## START

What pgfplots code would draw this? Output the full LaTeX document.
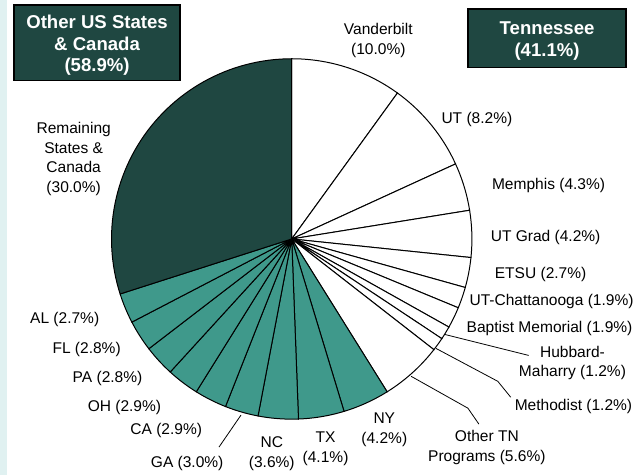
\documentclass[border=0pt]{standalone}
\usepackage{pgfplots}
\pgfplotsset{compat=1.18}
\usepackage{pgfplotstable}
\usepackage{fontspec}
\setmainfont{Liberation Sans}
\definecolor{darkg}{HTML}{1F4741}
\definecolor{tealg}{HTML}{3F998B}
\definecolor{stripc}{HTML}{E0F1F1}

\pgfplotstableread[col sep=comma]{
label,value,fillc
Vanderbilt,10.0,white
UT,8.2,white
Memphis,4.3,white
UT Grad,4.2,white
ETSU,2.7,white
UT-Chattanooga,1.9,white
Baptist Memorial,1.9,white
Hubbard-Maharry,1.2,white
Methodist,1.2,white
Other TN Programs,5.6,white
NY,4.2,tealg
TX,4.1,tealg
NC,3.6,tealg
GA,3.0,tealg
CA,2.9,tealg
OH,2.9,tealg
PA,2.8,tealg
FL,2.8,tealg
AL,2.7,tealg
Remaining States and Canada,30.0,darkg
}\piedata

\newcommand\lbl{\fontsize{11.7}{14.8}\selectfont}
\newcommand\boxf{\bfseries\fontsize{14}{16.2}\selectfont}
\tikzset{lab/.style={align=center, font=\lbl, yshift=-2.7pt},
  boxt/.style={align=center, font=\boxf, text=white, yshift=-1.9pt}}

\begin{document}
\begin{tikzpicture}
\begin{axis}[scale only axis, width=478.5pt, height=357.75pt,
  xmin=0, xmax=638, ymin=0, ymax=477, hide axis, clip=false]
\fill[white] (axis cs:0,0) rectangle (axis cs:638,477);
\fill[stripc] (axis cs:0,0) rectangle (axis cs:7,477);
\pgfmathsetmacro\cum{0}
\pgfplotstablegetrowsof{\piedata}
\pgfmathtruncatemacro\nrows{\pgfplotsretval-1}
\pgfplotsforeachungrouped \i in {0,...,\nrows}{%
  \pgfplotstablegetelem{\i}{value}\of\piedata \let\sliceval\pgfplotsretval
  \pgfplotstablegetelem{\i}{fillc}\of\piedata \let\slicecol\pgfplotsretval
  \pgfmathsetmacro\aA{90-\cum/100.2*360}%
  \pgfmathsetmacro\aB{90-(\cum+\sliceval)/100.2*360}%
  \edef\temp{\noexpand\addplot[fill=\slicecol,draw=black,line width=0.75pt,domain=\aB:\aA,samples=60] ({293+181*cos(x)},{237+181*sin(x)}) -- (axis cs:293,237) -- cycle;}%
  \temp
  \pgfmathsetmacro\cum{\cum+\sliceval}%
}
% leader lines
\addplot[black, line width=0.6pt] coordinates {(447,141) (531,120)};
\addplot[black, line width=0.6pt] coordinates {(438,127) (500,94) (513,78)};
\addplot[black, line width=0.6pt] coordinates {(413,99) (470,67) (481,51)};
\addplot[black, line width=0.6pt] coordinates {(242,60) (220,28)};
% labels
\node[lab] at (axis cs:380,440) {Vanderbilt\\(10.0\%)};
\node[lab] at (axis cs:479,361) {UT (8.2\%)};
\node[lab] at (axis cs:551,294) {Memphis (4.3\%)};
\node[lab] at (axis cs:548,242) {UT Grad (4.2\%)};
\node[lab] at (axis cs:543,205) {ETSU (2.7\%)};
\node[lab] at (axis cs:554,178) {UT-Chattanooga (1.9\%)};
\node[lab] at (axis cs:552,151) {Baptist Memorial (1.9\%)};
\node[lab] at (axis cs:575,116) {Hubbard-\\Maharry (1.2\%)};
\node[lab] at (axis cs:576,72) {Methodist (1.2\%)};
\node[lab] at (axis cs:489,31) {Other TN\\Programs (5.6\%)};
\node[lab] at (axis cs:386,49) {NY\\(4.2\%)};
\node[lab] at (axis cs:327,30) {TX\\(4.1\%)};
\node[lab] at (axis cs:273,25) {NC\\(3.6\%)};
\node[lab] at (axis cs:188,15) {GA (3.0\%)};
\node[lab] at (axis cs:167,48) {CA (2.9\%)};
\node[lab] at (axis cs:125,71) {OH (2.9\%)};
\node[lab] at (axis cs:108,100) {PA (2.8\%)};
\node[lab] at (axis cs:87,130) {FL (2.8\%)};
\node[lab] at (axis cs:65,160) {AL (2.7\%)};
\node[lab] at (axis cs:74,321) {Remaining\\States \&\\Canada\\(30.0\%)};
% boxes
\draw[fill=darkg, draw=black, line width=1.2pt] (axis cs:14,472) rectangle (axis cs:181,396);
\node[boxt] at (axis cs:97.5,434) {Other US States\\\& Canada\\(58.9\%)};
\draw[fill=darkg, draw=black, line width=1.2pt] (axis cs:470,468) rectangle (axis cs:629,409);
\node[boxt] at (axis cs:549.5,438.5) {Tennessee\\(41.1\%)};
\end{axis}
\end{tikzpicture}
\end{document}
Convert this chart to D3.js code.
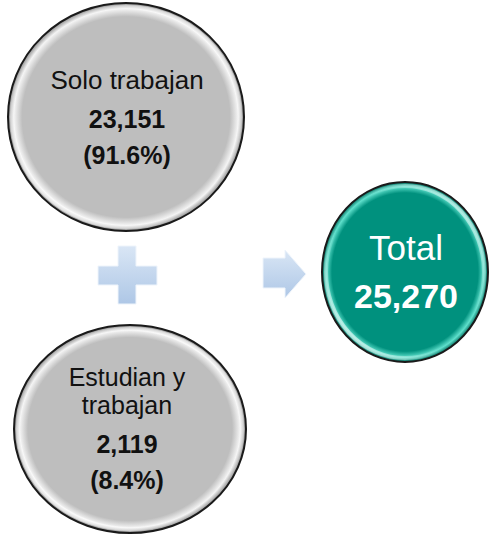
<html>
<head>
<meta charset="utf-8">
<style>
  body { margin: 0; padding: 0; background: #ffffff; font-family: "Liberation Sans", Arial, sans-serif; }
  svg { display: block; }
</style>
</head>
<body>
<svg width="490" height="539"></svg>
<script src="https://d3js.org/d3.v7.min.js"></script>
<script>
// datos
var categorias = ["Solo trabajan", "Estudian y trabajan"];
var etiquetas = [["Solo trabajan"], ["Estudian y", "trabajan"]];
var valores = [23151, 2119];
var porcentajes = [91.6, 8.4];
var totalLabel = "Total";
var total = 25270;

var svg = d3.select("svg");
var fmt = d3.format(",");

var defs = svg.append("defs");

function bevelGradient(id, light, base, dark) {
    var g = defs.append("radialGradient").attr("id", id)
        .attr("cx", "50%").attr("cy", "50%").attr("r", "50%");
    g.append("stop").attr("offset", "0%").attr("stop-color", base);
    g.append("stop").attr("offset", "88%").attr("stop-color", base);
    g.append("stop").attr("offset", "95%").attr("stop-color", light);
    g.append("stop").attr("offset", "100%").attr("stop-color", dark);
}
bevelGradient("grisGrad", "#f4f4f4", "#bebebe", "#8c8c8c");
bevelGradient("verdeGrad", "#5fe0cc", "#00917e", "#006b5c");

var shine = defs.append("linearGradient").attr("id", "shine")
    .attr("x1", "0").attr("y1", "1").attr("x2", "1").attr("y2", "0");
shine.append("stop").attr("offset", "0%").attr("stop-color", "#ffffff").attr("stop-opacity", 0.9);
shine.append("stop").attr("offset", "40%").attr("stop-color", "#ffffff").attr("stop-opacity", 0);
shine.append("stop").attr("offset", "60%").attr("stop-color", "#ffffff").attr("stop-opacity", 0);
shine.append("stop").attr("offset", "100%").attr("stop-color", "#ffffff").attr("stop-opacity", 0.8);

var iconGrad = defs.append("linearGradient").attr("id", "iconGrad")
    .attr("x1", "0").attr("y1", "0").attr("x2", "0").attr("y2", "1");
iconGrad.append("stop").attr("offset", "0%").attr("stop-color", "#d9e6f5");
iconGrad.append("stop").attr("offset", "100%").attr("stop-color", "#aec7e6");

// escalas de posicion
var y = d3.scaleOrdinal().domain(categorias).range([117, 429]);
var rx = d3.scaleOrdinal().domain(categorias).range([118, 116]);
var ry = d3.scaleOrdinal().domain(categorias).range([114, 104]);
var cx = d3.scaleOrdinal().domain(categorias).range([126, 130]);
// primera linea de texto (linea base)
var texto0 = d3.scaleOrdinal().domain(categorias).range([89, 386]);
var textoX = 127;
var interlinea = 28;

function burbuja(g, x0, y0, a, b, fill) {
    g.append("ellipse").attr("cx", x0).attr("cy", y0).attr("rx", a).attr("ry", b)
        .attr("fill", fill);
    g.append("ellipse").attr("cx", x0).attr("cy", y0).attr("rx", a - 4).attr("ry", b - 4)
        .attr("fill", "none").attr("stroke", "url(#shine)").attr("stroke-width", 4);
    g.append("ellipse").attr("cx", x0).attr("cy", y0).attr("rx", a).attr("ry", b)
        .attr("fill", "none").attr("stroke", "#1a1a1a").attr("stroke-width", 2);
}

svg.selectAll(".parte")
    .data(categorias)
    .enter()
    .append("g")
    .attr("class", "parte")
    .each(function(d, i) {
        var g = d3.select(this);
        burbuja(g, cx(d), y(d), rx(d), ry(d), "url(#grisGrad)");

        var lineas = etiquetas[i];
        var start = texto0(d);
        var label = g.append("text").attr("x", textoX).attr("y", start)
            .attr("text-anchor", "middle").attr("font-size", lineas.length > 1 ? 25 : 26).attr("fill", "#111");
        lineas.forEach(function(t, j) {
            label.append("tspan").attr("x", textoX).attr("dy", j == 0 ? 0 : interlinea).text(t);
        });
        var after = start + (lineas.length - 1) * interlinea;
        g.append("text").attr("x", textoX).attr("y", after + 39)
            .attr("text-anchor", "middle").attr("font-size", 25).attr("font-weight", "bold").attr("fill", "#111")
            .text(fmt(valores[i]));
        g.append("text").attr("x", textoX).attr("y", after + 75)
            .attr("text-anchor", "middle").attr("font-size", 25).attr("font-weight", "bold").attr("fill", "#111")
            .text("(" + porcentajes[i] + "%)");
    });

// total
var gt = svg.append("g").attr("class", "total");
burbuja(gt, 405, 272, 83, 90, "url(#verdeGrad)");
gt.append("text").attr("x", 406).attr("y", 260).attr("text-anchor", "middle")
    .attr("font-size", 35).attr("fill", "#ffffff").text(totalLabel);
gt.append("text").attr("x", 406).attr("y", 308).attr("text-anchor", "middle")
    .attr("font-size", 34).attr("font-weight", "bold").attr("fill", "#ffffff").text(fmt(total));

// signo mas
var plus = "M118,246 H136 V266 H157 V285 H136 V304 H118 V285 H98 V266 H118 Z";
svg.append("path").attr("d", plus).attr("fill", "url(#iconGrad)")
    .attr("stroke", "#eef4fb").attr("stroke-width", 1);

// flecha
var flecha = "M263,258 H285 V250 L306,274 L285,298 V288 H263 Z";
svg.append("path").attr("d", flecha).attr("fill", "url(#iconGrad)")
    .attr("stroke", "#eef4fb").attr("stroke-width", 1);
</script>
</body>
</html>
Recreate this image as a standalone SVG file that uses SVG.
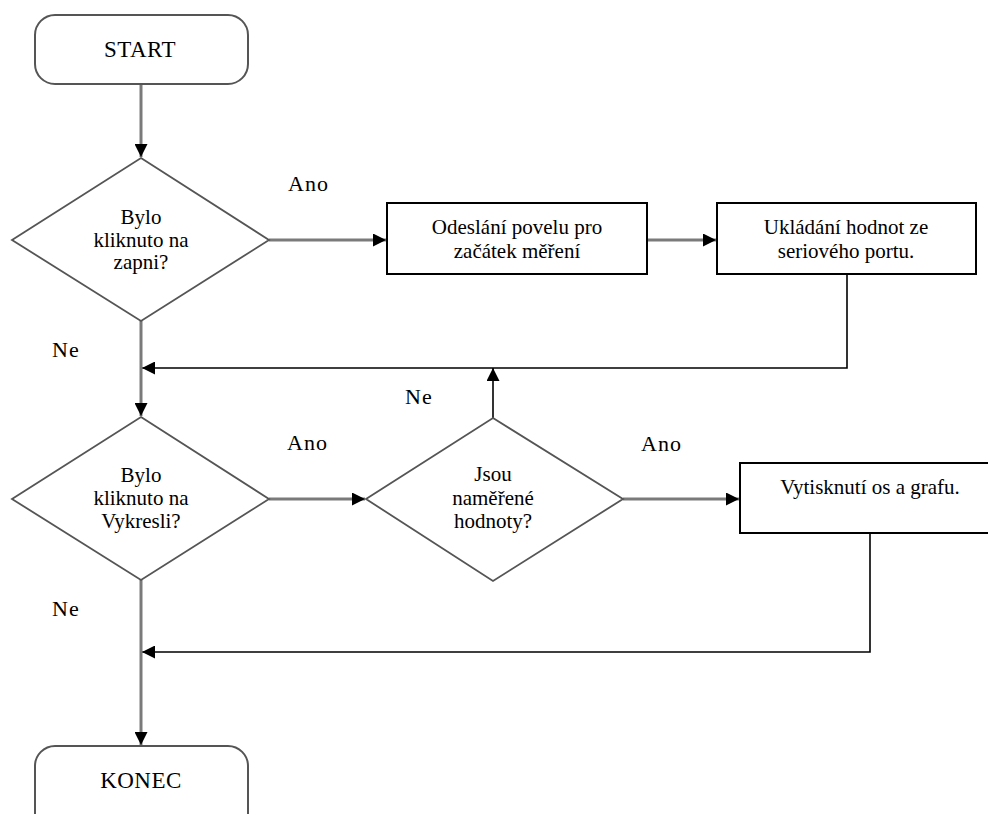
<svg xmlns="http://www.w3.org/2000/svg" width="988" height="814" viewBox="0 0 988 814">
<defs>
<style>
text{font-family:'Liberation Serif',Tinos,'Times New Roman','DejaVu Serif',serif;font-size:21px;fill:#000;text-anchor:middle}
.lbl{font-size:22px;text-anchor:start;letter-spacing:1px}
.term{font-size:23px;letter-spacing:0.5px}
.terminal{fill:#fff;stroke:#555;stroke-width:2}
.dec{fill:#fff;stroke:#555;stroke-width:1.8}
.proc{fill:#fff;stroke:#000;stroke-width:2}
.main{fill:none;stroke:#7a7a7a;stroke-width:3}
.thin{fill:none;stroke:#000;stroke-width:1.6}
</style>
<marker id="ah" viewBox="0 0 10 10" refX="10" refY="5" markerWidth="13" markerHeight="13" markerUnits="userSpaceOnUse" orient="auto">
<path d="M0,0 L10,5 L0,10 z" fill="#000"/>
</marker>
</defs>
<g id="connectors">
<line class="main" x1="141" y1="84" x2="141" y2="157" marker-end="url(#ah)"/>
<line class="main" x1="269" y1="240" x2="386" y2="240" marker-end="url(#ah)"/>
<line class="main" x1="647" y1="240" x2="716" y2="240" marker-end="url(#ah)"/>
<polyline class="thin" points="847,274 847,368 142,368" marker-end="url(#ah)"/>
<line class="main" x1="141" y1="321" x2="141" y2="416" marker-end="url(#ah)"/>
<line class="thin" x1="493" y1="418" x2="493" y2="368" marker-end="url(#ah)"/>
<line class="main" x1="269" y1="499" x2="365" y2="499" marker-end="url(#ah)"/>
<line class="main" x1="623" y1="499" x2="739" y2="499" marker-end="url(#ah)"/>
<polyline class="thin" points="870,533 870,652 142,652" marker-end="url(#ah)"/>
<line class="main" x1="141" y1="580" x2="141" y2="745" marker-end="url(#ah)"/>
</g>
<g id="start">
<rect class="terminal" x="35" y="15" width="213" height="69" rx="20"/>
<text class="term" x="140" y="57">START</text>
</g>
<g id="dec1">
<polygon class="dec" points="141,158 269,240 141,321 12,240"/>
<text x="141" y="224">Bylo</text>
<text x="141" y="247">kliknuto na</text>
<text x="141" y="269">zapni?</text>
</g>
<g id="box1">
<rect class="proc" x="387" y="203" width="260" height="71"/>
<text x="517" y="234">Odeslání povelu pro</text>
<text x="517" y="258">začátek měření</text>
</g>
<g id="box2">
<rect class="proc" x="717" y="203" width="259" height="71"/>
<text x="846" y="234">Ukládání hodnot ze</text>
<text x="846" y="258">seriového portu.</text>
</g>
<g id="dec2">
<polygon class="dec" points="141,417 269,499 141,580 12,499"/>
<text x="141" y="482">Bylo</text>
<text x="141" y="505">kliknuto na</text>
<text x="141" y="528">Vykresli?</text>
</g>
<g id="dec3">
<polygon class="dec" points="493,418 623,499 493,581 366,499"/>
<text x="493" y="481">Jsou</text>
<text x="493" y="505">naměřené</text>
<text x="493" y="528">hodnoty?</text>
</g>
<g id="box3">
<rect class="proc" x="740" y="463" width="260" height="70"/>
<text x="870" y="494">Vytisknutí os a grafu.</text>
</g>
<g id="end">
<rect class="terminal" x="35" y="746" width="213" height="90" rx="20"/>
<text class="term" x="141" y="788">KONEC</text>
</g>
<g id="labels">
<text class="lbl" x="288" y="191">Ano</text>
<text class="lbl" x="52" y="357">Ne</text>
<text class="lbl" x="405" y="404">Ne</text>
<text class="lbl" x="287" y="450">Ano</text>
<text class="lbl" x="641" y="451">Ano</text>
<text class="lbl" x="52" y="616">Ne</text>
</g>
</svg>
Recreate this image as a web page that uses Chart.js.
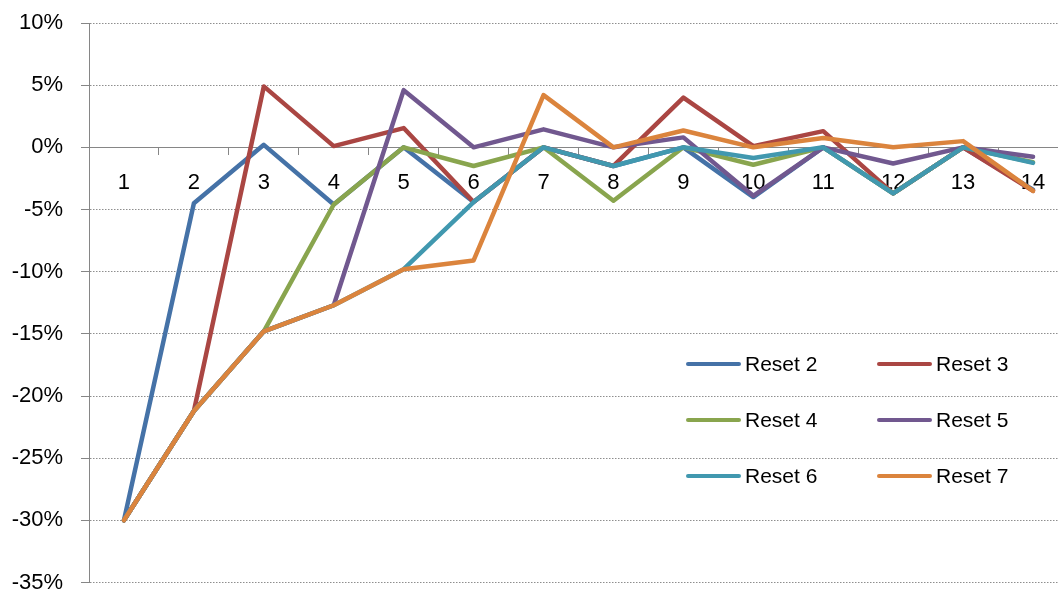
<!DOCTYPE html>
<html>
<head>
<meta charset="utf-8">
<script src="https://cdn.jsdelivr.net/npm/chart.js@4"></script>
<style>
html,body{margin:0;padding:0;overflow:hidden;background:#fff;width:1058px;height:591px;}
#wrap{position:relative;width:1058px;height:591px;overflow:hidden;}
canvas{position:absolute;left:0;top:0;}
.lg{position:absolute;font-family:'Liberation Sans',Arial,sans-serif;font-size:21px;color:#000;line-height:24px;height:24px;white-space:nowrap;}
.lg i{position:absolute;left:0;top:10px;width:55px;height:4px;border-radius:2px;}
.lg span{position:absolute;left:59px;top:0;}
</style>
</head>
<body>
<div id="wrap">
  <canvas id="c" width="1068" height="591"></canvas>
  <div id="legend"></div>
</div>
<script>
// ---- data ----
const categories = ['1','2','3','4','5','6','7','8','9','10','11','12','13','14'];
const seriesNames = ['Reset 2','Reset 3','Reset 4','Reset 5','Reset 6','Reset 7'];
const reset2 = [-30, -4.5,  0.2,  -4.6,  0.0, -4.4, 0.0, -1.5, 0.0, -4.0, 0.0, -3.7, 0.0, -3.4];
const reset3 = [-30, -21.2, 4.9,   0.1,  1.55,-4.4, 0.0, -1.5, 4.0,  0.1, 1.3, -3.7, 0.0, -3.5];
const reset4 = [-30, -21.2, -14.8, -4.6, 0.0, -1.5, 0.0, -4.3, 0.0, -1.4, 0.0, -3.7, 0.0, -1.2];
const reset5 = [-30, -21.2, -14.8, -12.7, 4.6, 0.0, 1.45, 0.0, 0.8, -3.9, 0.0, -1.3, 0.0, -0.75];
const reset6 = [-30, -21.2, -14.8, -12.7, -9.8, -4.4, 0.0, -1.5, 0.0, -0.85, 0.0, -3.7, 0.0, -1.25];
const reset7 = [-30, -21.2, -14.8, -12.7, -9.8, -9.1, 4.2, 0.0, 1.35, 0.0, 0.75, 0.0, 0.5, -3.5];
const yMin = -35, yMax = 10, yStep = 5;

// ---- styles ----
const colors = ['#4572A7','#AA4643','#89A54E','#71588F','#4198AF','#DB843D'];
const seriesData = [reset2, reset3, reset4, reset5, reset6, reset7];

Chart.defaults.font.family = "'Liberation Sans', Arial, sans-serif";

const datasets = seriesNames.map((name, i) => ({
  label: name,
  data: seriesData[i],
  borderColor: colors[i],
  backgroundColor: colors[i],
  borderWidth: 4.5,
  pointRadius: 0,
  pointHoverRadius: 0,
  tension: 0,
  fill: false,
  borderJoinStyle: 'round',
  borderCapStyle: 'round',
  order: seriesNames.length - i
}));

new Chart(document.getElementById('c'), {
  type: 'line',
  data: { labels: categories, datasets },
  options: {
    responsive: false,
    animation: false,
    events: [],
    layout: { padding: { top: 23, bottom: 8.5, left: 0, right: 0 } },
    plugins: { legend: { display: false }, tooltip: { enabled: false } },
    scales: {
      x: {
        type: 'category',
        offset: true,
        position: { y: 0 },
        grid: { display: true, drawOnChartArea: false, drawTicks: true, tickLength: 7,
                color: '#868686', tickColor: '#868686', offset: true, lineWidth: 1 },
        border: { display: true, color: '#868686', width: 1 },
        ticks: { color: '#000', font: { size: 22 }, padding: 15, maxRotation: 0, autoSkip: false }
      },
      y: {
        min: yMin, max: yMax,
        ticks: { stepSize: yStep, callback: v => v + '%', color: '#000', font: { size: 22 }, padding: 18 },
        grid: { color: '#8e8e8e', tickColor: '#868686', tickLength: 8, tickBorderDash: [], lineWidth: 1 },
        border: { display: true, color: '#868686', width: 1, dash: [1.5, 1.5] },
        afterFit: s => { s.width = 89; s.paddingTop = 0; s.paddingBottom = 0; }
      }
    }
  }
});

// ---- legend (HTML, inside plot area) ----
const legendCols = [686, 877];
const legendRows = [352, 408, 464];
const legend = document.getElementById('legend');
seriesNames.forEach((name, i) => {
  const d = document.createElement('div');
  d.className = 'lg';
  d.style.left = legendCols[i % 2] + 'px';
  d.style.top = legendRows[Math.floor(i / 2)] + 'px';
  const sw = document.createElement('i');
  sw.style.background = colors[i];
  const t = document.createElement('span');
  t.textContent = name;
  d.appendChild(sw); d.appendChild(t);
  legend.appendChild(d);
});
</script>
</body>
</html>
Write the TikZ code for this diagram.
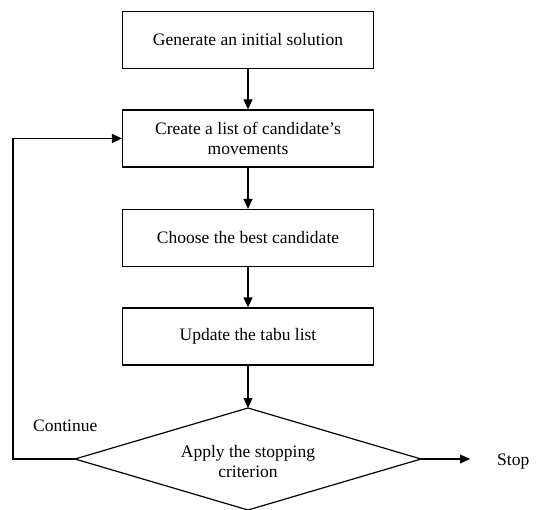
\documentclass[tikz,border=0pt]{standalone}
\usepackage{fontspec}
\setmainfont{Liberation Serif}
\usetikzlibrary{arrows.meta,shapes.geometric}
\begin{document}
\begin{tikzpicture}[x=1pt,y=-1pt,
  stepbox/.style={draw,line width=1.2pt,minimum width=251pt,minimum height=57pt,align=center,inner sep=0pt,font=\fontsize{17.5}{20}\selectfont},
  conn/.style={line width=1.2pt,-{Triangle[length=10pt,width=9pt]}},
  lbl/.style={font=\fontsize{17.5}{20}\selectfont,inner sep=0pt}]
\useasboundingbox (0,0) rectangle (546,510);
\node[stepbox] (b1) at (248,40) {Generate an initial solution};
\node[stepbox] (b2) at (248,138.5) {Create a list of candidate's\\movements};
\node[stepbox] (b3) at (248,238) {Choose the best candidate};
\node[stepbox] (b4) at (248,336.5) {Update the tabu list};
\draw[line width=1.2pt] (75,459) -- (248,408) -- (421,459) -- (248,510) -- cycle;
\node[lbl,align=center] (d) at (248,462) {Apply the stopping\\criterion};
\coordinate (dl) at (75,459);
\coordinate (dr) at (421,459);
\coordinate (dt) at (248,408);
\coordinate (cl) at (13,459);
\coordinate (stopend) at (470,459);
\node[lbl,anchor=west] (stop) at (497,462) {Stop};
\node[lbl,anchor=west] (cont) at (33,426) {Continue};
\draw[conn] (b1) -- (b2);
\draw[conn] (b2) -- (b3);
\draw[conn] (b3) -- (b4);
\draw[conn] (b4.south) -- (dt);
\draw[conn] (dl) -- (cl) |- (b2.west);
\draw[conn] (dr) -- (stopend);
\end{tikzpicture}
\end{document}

## END

THE REQUEST: Find every line that holds "Recreate" and copy it.

RESULT:
Recreate this image as a standalone SVG file that uses SVG.
Recreate this image as a web page that uses Chart.js.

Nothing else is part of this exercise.